— BEGIN Information given —

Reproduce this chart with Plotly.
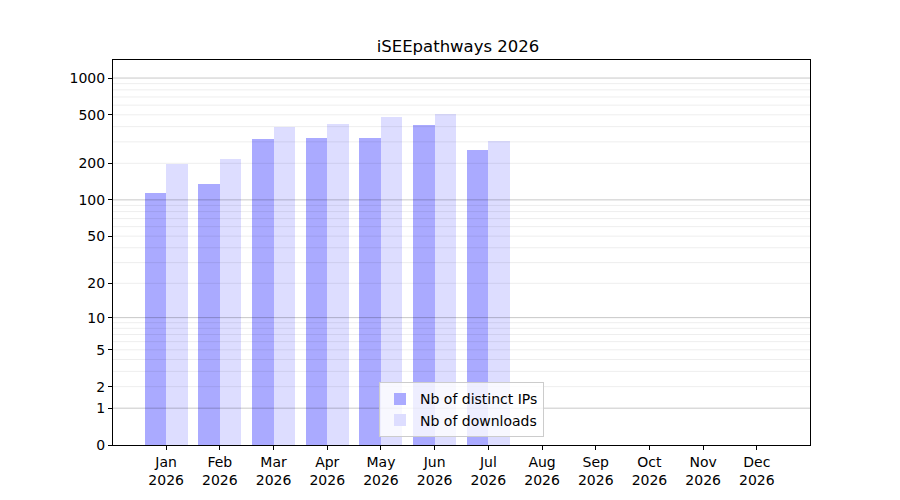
import numpy as np
import plotly.graph_objects as go

# Monthly stats (raw counts)
months = ['Jan', 'Feb', 'Mar', 'Apr', 'May', 'Jun', 'Jul', 'Aug', 'Sep', 'Oct', 'Nov', 'Dec']
year = '2026'
distinct_ips = [114, 135, 317, 323, 323, 413, 257]
downloads = [198, 217, 397, 421, 480, 508, 305]
tick_values = [0, 1, 2, 5, 10, 20, 50, 100, 200, 500, 1000]
major_grid = [1, 10, 100, 1000]
minor_grid = [m * 10 ** e for e in range(0, 3) for m in range(2, 10)]


def tr(v):
    # symlog-like transform: log10(1 + x)
    return np.log10(1 + np.asarray(v, dtype=float))


x_ips = np.arange(len(distinct_ips))
x_dl = np.arange(len(downloads))

fig = go.Figure()
fig.add_trace(go.Bar(x=x_ips - 0.2, y=tr(distinct_ips), width=0.4, name='Nb of distinct IPs',
                     marker=dict(color='#aaaaff', line=dict(width=0)),
                     customdata=distinct_ips, hovertemplate='%{customdata}'))
fig.add_trace(go.Bar(x=x_dl + 0.2, y=tr(downloads), width=0.4, name='Nb of downloads',
                     marker=dict(color='#ddddff', line=dict(width=0)),
                     customdata=downloads, hovertemplate='%{customdata}'))

# gridlines drawn over the bars, like the original
shapes = []
for v in minor_grid:
    shapes.append(dict(type='line', xref='paper', yref='y', x0=0, x1=1, y0=float(tr(v)), y1=float(tr(v)),
                       line=dict(color='rgba(0,0,0,0.07)', width=1), layer='above'))
for v in major_grid:
    shapes.append(dict(type='line', xref='paper', yref='y', x0=0, x1=1, y0=float(tr(v)), y1=float(tr(v)),
                       line=dict(color='rgba(0,0,0,0.22)', width=1), layer='above'))

fig.update_layout(
    width=900, height=500,
    paper_bgcolor='white', plot_bgcolor='white',
    margin=dict(l=105, r=98, t=52, b=63),
    font=dict(family='DejaVu Sans', size=14, color='black'),
    title=dict(text='iSEEpathways ' + year, x=0.5, xanchor='center', y=0.936, yanchor='top',
               font=dict(size=16.5)),
    barmode='overlay',
    bargap=0,
    showlegend=True,
    legend=dict(x=0.5, xanchor='center', y=0.02, yanchor='bottom',
                bgcolor='rgba(255,255,255,0.8)', bordercolor='#cccccc', borderwidth=1,
                font=dict(size=14), traceorder='normal', itemwidth=30,
                tracegroupgap=0),
    shapes=shapes,
    xaxis=dict(
        range=[-0.99, 11.99],
        tickmode='array',
        tickvals=list(range(len(months))),
        ticktext=[m + '<br>' + year for m in months],
        showgrid=False, zeroline=False,
        showline=True, linecolor='black', linewidth=1, mirror=True,
        ticks='outside', ticklen=4, tickcolor='black',
    ),
    yaxis=dict(
        range=[0, 3.148],
        tickmode='array',
        tickvals=list(tr(tick_values)),
        ticktext=[str(t) for t in tick_values],
        showgrid=False, zeroline=False,
        showline=True, linecolor='black', linewidth=1, mirror=True,
        ticks='outside', ticklen=4, tickcolor='black',
    ),
)

fig.write_html("out.html")
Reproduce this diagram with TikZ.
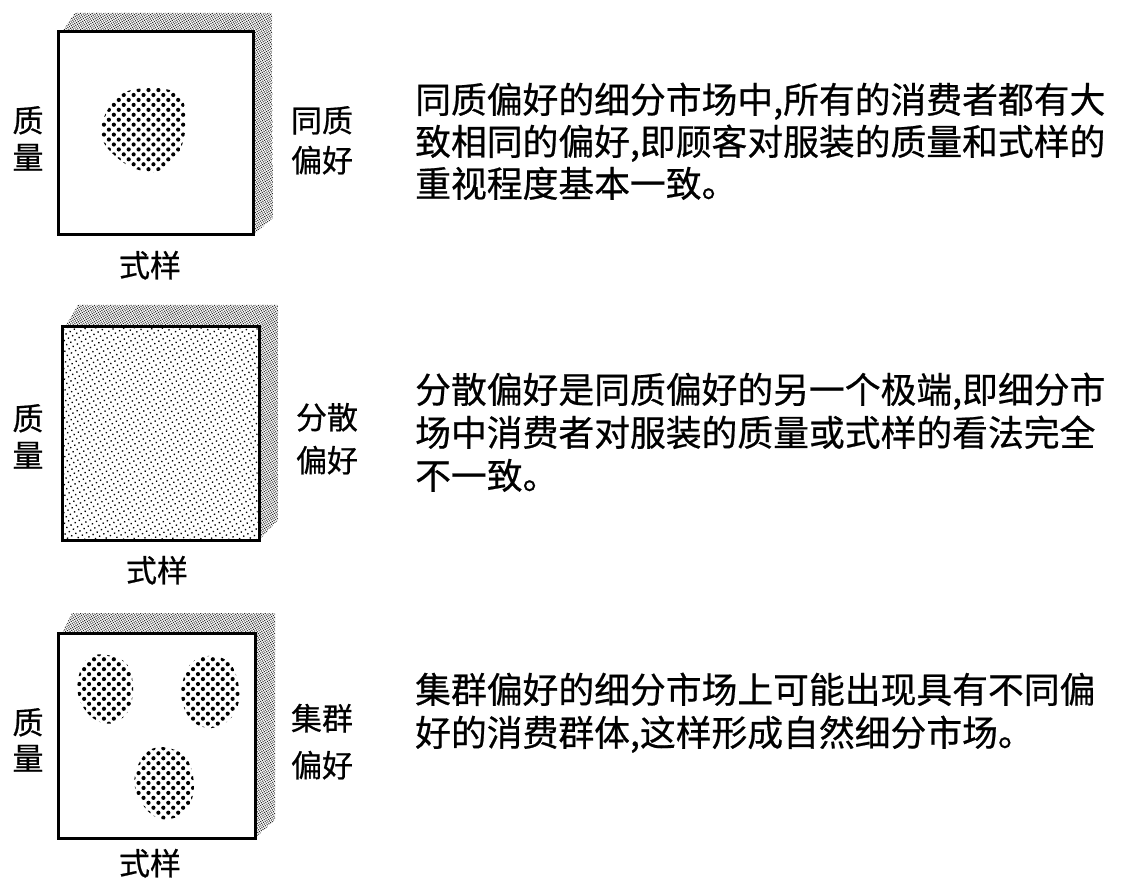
\documentclass[tikz,border=0pt]{standalone}
\usepackage{fontspec}
\setmainfont{Noto Sans CJK SC}[FakeBold=0.6]
\usetikzlibrary{patterns.meta}
\begin{document}
\begin{tikzpicture}[x=1pt,y=-1pt,
  txt/.style={inner sep=0pt,anchor=base west,font=\fontsize{35.8}{42}\selectfont},
  lbl/.style={inner sep=0pt,anchor=base,font=\fontsize{31}{36}\selectfont},
  frame/.style={draw=black,line width=3pt,fill=white},
  shade/.style={pattern={Dots[radius=0.75pt,distance=2pt,angle=30]},pattern color=black!85},
  blob/.style={pattern={Dots[radius=2.1pt,distance=7pt,angle=45]},pattern color=black},
  fine/.style={pattern={Dots[radius=0.95pt,distance=4.8pt,angle=30]},pattern color=black}
]
\useasboundingbox (0,0) rectangle (1122,882);

% ---------- box 1 ----------
\fill[shade] (62,32) -- (75,13) -- (272,13) -- (273,218) -- (253,235) -- cycle;
\draw[frame] (58,32) rectangle (253,235);
\fill[blob] plot[smooth cycle,tension=0.7] coordinates {(118,97) (150,88) (178,94) (185,112) (183,142) (170,163) (150,172) (120,160) (101,132)};
\node[lbl] (q1a) at (28,132) {质};
\node[lbl] (q1b) at (28,169) {量};
\node[lbl] (h1a) at (322,132) {同质};
\node[lbl] (h1b) at (322,172) {偏好};
\node[lbl] (s1) at (150,277) {式样};

% ---------- box 2 ----------
\fill[shade] (65,327) -- (78,305) -- (278,305) -- (278,520) -- (259,540) -- cycle;
\draw[frame] (62,327) rectangle (259,540);
\fill[fine] (63.5,328.5) rectangle (257.5,538.5);
\node[lbl] (q2a) at (28,430) {质};
\node[lbl] (q2b) at (28,467) {量};
\node[lbl] (h2a) at (327,429) {分散};
\node[lbl] (h2b) at (327,472) {偏好};
\node[lbl] (s2) at (157,582) {式样};

% ---------- box 3 ----------
\fill[shade] (62,633) -- (72,613) -- (275,613) -- (275,820) -- (255,838) -- cycle;
\draw[frame] (58,633) rectangle (255,838);
\fill[blob] plot[smooth cycle,tension=0.7] coordinates {(90,657) (115,657) (130,670) (132,700) (120,720) (100,722) (82,705) (78,680)};
\fill[blob] plot[smooth cycle,tension=0.7] coordinates {(195,660) (222,658) (236,675) (238,705) (222,725) (200,726) (185,710) (182,685)};
\fill[blob] plot[smooth cycle,tension=0.7] coordinates {(150,750) (175,750) (190,765) (193,795) (180,815) (158,818) (140,800) (135,775)};
\node[lbl] (q3a) at (28,734) {质};
\node[lbl] (q3b) at (28,770) {量};
\node[lbl] (h3a) at (322,730) {集群};
\node[lbl] (h3b) at (322,777) {偏好};
\node[lbl] (s3) at (150,875) {式样};

% ---------- paragraphs ----------
\node[txt] (p1a) at (415,113) {同质偏好的细分市场中,所有的消费者都有大};
\node[txt] (p1b) at (415,155) {致相同的偏好,即顾客对服装的质量和式样的};
\node[txt] (p1c) at (415,197) {重视程度基本一致。};

\node[txt] (p2a) at (415,403) {分散偏好是同质偏好的另一个极端,即细分市};
\node[txt] (p2b) at (415,446) {场中消费者对服装的质量或式样的看法完全};
\node[txt] (p2c) at (415,489) {不一致。};

\node[txt] (p3a) at (415,703) {集群偏好的细分市场上可能出现具有不同偏};
\node[txt] (p3b) at (415,746) {好的消费群体,这样形成自然细分市场。};
\end{tikzpicture}
\end{document}
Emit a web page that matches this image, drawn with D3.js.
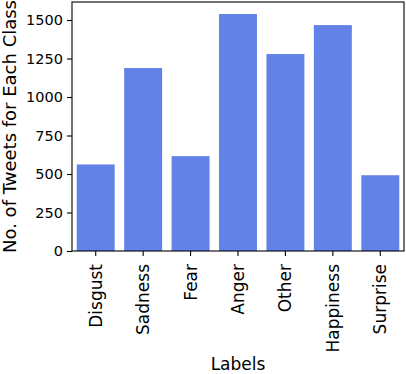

— END Information given —

» **What you are asked to do**:
Repeat the data above exactly, but not the pictures.

» **Response for this exercise**:
Reproduce this chart with Plotly.
import numpy as np
import plotly.graph_objects as go

# Monthly stats (raw counts)
months = ['Jan', 'Feb', 'Mar', 'Apr', 'May', 'Jun', 'Jul', 'Aug', 'Sep', 'Oct', 'Nov', 'Dec']
year = '2026'
distinct_ips = [114, 135, 317, 323, 323, 413, 257]
downloads = [198, 217, 397, 421, 480, 508, 305]
tick_values = [0, 1, 2, 5, 10, 20, 50, 100, 200, 500, 1000]
major_grid = [1, 10, 100, 1000]
minor_grid = [m * 10 ** e for e in range(0, 3) for m in range(2, 10)]


def tr(v):
    # symlog-like transform: log10(1 + x)
    return np.log10(1 + np.asarray(v, dtype=float))


x_ips = np.arange(len(distinct_ips))
x_dl = np.arange(len(downloads))

fig = go.Figure()
fig.add_trace(go.Bar(x=x_ips - 0.2, y=tr(distinct_ips), width=0.4, name='Nb of distinct IPs',
                     marker=dict(color='#aaaaff', line=dict(width=0)),
                     customdata=distinct_ips, hovertemplate='%{customdata}'))
fig.add_trace(go.Bar(x=x_dl + 0.2, y=tr(downloads), width=0.4, name='Nb of downloads',
                     marker=dict(color='#ddddff', line=dict(width=0)),
                     customdata=downloads, hovertemplate='%{customdata}'))

# gridlines drawn over the bars, like the original
shapes = []
for v in minor_grid:
    shapes.append(dict(type='line', xref='paper', yref='y', x0=0, x1=1, y0=float(tr(v)), y1=float(tr(v)),
                       line=dict(color='rgba(0,0,0,0.07)', width=1), layer='above'))
for v in major_grid:
    shapes.append(dict(type='line', xref='paper', yref='y', x0=0, x1=1, y0=float(tr(v)), y1=float(tr(v)),
                       line=dict(color='rgba(0,0,0,0.22)', width=1), layer='above'))

fig.update_layout(
    width=900, height=500,
    paper_bgcolor='white', plot_bgcolor='white',
    margin=dict(l=105, r=98, t=52, b=63),
    font=dict(family='DejaVu Sans', size=14, color='black'),
    title=dict(text='iSEEpathways ' + year, x=0.5, xanchor='center', y=0.936, yanchor='top',
               font=dict(size=16.5)),
    barmode='overlay',
    bargap=0,
    showlegend=True,
    legend=dict(x=0.5, xanchor='center', y=0.02, yanchor='bottom',
                bgcolor='rgba(255,255,255,0.8)', bordercolor='#cccccc', borderwidth=1,
                font=dict(size=14), traceorder='normal', itemwidth=30,
                tracegroupgap=0),
    shapes=shapes,
    xaxis=dict(
        range=[-0.99, 11.99],
        tickmode='array',
        tickvals=list(range(len(months))),
        ticktext=[m + '<br>' + year for m in months],
        showgrid=False, zeroline=False,
        showline=True, linecolor='black', linewidth=1, mirror=True,
        ticks='outside', ticklen=4, tickcolor='black',
    ),
    yaxis=dict(
        range=[0, 3.148],
        tickmode='array',
        tickvals=list(tr(tick_values)),
        ticktext=[str(t) for t in tick_values],
        showgrid=False, zeroline=False,
        showline=True, linecolor='black', linewidth=1, mirror=True,
        ticks='outside', ticklen=4, tickcolor='black',
    ),
)

fig.write_html("out.html")
Reproduce this diagram with TikZ.
\documentclass[tikz,border=0pt]{standalone}
\usepackage{fontspec}
\setmainfont{Noto Sans CJK SC}[FakeBold=0.6]
\usetikzlibrary{patterns.meta}
\begin{document}
\begin{tikzpicture}[x=1pt,y=-1pt,
  txt/.style={inner sep=0pt,anchor=base west,font=\fontsize{35.8}{42}\selectfont},
  lbl/.style={inner sep=0pt,anchor=base,font=\fontsize{31}{36}\selectfont},
  frame/.style={draw=black,line width=3pt,fill=white},
  shade/.style={pattern={Dots[radius=0.75pt,distance=2pt,angle=30]},pattern color=black!85},
  blob/.style={pattern={Dots[radius=2.1pt,distance=7pt,angle=45]},pattern color=black},
  fine/.style={pattern={Dots[radius=0.95pt,distance=4.8pt,angle=30]},pattern color=black}
]
\useasboundingbox (0,0) rectangle (1122,882);

% ---------- box 1 ----------
\fill[shade] (62,32) -- (75,13) -- (272,13) -- (273,218) -- (253,235) -- cycle;
\draw[frame] (58,32) rectangle (253,235);
\fill[blob] plot[smooth cycle,tension=0.7] coordinates {(118,97) (150,88) (178,94) (185,112) (183,142) (170,163) (150,172) (120,160) (101,132)};
\node[lbl] (q1a) at (28,132) {质};
\node[lbl] (q1b) at (28,169) {量};
\node[lbl] (h1a) at (322,132) {同质};
\node[lbl] (h1b) at (322,172) {偏好};
\node[lbl] (s1) at (150,277) {式样};

% ---------- box 2 ----------
\fill[shade] (65,327) -- (78,305) -- (278,305) -- (278,520) -- (259,540) -- cycle;
\draw[frame] (62,327) rectangle (259,540);
\fill[fine] (63.5,328.5) rectangle (257.5,538.5);
\node[lbl] (q2a) at (28,430) {质};
\node[lbl] (q2b) at (28,467) {量};
\node[lbl] (h2a) at (327,429) {分散};
\node[lbl] (h2b) at (327,472) {偏好};
\node[lbl] (s2) at (157,582) {式样};

% ---------- box 3 ----------
\fill[shade] (62,633) -- (72,613) -- (275,613) -- (275,820) -- (255,838) -- cycle;
\draw[frame] (58,633) rectangle (255,838);
\fill[blob] plot[smooth cycle,tension=0.7] coordinates {(90,657) (115,657) (130,670) (132,700) (120,720) (100,722) (82,705) (78,680)};
\fill[blob] plot[smooth cycle,tension=0.7] coordinates {(195,660) (222,658) (236,675) (238,705) (222,725) (200,726) (185,710) (182,685)};
\fill[blob] plot[smooth cycle,tension=0.7] coordinates {(150,750) (175,750) (190,765) (193,795) (180,815) (158,818) (140,800) (135,775)};
\node[lbl] (q3a) at (28,734) {质};
\node[lbl] (q3b) at (28,770) {量};
\node[lbl] (h3a) at (322,730) {集群};
\node[lbl] (h3b) at (322,777) {偏好};
\node[lbl] (s3) at (150,875) {式样};

% ---------- paragraphs ----------
\node[txt] (p1a) at (415,113) {同质偏好的细分市场中,所有的消费者都有大};
\node[txt] (p1b) at (415,155) {致相同的偏好,即顾客对服装的质量和式样的};
\node[txt] (p1c) at (415,197) {重视程度基本一致。};

\node[txt] (p2a) at (415,403) {分散偏好是同质偏好的另一个极端,即细分市};
\node[txt] (p2b) at (415,446) {场中消费者对服装的质量或式样的看法完全};
\node[txt] (p2c) at (415,489) {不一致。};

\node[txt] (p3a) at (415,703) {集群偏好的细分市场上可能出现具有不同偏};
\node[txt] (p3b) at (415,746) {好的消费群体,这样形成自然细分市场。};
\end{tikzpicture}
\end{document}
Emit a web page that matches this image, drawn with D3.js.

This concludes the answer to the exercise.